Comunicación (im)perinente

Francisco García Marcos

Salvad al soldado Yuri

Podría haber empezado recordando que Yuri forma parte de una familia con arraigados servicios de armas, tanto al Ejército Rojo como a la posterior Fuerza Terrestre de Rusia, formada luego de la desintegración de la URSS. Habría sido inevitable recordar que sus mayores participaron en la toma de Majdanek en 1944, donde liberaron el primer campo de exterminio nazi, como que más tarde estuvieron detrás de la Operación Anádir para colocar misiles en Cuba y evitar un nuevo intento de invasión de la isla. Después vino la Guerra Fría y una larga lista de contribuciones militares, más allá de los uniformes y las banderas bajo las que sirvieron.
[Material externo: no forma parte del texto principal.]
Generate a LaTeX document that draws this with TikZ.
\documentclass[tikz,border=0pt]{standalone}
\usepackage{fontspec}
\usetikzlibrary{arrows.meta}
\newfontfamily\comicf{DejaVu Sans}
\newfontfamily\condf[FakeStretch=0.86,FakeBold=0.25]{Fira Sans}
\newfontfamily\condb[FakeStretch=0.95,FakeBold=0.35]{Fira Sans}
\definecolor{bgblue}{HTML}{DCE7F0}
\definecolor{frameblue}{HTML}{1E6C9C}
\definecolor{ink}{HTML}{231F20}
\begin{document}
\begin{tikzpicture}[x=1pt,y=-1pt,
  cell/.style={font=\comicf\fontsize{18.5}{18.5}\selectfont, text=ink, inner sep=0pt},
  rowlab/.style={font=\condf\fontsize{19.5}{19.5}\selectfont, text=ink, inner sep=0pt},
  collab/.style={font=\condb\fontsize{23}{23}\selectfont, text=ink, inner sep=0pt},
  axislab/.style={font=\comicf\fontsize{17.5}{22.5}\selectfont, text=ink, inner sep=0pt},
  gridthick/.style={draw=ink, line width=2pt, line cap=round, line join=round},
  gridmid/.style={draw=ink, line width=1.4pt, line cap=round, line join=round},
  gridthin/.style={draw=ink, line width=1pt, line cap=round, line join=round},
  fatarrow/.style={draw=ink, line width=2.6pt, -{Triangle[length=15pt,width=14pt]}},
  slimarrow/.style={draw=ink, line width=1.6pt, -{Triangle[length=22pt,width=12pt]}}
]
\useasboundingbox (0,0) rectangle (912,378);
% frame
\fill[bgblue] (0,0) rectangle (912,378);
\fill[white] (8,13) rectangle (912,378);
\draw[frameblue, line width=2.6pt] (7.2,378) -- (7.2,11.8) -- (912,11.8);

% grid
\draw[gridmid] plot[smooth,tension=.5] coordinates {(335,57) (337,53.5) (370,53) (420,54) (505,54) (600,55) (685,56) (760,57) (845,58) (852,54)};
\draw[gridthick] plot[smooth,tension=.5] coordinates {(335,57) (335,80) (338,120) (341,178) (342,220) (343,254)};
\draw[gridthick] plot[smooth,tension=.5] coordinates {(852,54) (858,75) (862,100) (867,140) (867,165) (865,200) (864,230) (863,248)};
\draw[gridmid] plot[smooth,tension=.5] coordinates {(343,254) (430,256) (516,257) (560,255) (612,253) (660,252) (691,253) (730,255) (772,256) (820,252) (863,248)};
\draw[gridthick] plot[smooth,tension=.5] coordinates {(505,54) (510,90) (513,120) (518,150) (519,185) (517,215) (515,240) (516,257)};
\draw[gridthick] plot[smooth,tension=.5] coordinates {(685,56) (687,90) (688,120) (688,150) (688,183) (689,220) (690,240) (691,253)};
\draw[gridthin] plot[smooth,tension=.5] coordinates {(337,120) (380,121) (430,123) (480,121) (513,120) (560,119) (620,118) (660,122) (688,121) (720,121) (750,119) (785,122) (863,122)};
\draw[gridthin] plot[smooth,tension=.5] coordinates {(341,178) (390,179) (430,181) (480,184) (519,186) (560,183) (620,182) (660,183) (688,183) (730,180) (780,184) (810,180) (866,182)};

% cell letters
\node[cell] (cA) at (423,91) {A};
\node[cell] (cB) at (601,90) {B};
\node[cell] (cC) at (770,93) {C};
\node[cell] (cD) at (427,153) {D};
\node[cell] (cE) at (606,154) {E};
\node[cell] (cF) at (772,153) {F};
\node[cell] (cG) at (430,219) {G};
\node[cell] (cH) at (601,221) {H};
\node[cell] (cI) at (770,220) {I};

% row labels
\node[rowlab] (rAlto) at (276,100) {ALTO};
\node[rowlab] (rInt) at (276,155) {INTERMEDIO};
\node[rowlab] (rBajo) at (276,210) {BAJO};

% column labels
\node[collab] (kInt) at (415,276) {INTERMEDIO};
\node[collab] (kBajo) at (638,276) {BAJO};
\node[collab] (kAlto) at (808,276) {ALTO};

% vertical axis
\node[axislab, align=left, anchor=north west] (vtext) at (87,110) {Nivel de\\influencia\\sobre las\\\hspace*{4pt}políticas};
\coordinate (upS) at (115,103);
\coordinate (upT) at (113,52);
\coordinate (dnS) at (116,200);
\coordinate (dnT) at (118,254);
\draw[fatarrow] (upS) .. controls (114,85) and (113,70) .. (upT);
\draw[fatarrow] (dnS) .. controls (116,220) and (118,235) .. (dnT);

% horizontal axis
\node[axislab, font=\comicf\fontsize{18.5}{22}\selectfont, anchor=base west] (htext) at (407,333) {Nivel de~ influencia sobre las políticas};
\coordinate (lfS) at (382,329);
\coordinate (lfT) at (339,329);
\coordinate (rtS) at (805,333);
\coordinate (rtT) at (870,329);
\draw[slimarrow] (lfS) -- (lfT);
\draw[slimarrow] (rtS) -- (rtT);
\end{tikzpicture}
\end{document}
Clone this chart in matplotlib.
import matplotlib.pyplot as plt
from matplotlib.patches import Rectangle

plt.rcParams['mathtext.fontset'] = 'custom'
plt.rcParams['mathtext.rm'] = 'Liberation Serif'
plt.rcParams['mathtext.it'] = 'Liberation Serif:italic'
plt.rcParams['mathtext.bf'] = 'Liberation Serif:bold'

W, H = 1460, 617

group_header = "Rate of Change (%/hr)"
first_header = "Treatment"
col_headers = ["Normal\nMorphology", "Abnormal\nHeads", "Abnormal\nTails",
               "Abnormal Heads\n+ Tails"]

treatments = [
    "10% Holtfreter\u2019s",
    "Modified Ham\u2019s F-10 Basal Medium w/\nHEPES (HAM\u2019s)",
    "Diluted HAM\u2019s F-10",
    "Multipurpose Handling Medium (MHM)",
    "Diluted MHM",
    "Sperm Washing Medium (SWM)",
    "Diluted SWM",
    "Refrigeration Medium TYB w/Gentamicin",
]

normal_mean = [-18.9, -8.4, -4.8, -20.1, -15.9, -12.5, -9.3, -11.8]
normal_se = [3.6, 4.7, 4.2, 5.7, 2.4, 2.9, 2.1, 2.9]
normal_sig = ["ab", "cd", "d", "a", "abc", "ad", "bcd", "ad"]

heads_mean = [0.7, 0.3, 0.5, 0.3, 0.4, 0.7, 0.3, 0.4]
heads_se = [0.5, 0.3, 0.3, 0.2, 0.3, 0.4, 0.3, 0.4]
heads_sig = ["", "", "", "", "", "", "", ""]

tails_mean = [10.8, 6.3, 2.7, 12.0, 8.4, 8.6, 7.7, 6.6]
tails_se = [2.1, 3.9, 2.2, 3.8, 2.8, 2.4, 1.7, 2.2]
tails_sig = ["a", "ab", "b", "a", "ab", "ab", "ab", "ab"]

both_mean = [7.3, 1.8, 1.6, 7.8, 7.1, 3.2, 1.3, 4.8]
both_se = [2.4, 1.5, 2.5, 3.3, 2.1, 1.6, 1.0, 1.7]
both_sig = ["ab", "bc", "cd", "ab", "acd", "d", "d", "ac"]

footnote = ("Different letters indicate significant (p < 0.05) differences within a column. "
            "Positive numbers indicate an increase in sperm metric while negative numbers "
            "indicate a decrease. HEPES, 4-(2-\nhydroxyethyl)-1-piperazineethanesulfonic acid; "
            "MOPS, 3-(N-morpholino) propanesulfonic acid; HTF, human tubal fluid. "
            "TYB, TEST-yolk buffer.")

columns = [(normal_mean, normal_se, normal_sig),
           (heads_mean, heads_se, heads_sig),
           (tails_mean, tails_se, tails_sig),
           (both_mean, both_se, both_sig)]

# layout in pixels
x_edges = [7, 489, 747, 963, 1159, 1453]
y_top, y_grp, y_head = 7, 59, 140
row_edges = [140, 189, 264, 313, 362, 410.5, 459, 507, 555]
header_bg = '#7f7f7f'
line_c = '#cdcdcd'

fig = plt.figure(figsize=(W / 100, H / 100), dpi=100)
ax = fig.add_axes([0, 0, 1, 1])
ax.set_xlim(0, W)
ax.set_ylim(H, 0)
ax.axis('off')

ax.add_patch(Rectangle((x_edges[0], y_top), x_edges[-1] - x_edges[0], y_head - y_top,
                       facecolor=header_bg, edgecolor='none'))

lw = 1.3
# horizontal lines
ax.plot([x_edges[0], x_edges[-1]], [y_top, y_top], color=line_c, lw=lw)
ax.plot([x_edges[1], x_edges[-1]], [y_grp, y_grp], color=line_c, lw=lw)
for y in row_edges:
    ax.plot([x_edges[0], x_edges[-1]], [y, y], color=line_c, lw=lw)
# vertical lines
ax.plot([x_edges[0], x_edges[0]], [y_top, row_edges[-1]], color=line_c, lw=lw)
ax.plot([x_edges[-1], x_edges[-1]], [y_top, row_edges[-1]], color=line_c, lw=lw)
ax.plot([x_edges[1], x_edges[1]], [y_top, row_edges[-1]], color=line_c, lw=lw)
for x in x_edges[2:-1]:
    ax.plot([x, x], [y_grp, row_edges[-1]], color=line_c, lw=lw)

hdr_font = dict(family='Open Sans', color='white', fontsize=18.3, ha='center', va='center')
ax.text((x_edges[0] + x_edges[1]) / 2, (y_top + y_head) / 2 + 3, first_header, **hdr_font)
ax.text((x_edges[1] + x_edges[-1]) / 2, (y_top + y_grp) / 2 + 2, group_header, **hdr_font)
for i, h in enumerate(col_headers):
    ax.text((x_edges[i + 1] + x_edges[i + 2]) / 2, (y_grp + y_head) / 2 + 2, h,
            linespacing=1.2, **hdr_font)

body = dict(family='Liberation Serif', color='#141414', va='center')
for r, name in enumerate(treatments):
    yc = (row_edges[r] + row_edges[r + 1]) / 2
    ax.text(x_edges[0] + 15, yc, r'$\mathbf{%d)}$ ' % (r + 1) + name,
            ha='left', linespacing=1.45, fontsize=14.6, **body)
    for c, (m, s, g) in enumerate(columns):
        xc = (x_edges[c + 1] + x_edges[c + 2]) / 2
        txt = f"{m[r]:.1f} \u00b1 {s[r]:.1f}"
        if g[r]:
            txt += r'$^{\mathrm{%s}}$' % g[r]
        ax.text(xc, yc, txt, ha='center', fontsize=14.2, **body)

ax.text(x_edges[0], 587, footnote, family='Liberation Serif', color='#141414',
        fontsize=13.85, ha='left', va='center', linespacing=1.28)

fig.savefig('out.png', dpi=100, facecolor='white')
Esa opción, desde luego, habría subrayado lo paradójico de la figura de Yuri, un desertor en medio de tanto ancestro dedicado a la milicia. Pero, en el fondo, ocuparse de las genealogías castrenses sobre todo sería desvirtuar el trasfondo del asunto. Yuri simplemente es un joven ruso más. Como Nikita, Vladimir o Sergei, como tanto otros jóvenes rusos, todos ellos han salido huyendo de su país, sin más. Lo han hecho de todos los modos y por todos los caminos posibles. Han colapsado los vuelos internacionales y los trenes, han tomado vehículos e incluso bicicletas, han recurrido a cualquier medio hasta alcanzar una frontera, salir del país, alejarse de los fusiles y del combate bélico. Los que no han podido hacerlo, los que se han visto secuestrados en su propia tierra, han articulado algo que parecía impensable hace tan solo unos meses: una resistencia activa y efectiva contra un estado omnímodo, sustentado, entre otras cosas, en un temible e implacable régimen policial. Se trata, lisa y llanamente, de personas que no están dispuestas a combatir, que no experimentan una inquina voraz hacia los ucranianos y, sobre todo, que no están dispuestos a entregar sus vidas por guerras que orquestan los poderes políticos y económicos de este mundo que nos azota. Las llamadas patrióticas, las delirantes evocaciones nacionales, han caído en un vacío rotundo. Putin y el sector más exaltado de la Duma no predican en el desierto, pero sí en la tundra. Los jóvenes rusos han vuelto a demostrar que el nacionalismo es una enfermedad que brutaliza a los seres humanos, hasta el punto de llevarlos a matarse unos a otros. Negarse a seguir esa lógica, como en su día hicieron los norteamericanos que se opusieron a la guerra del Vietnam, constituye un ejemplo para el resto del mundo, la certificación de que los ejércitos de leva han perdido su sitio en Occidente y, ojalá, muy pronto en el resto del mundo.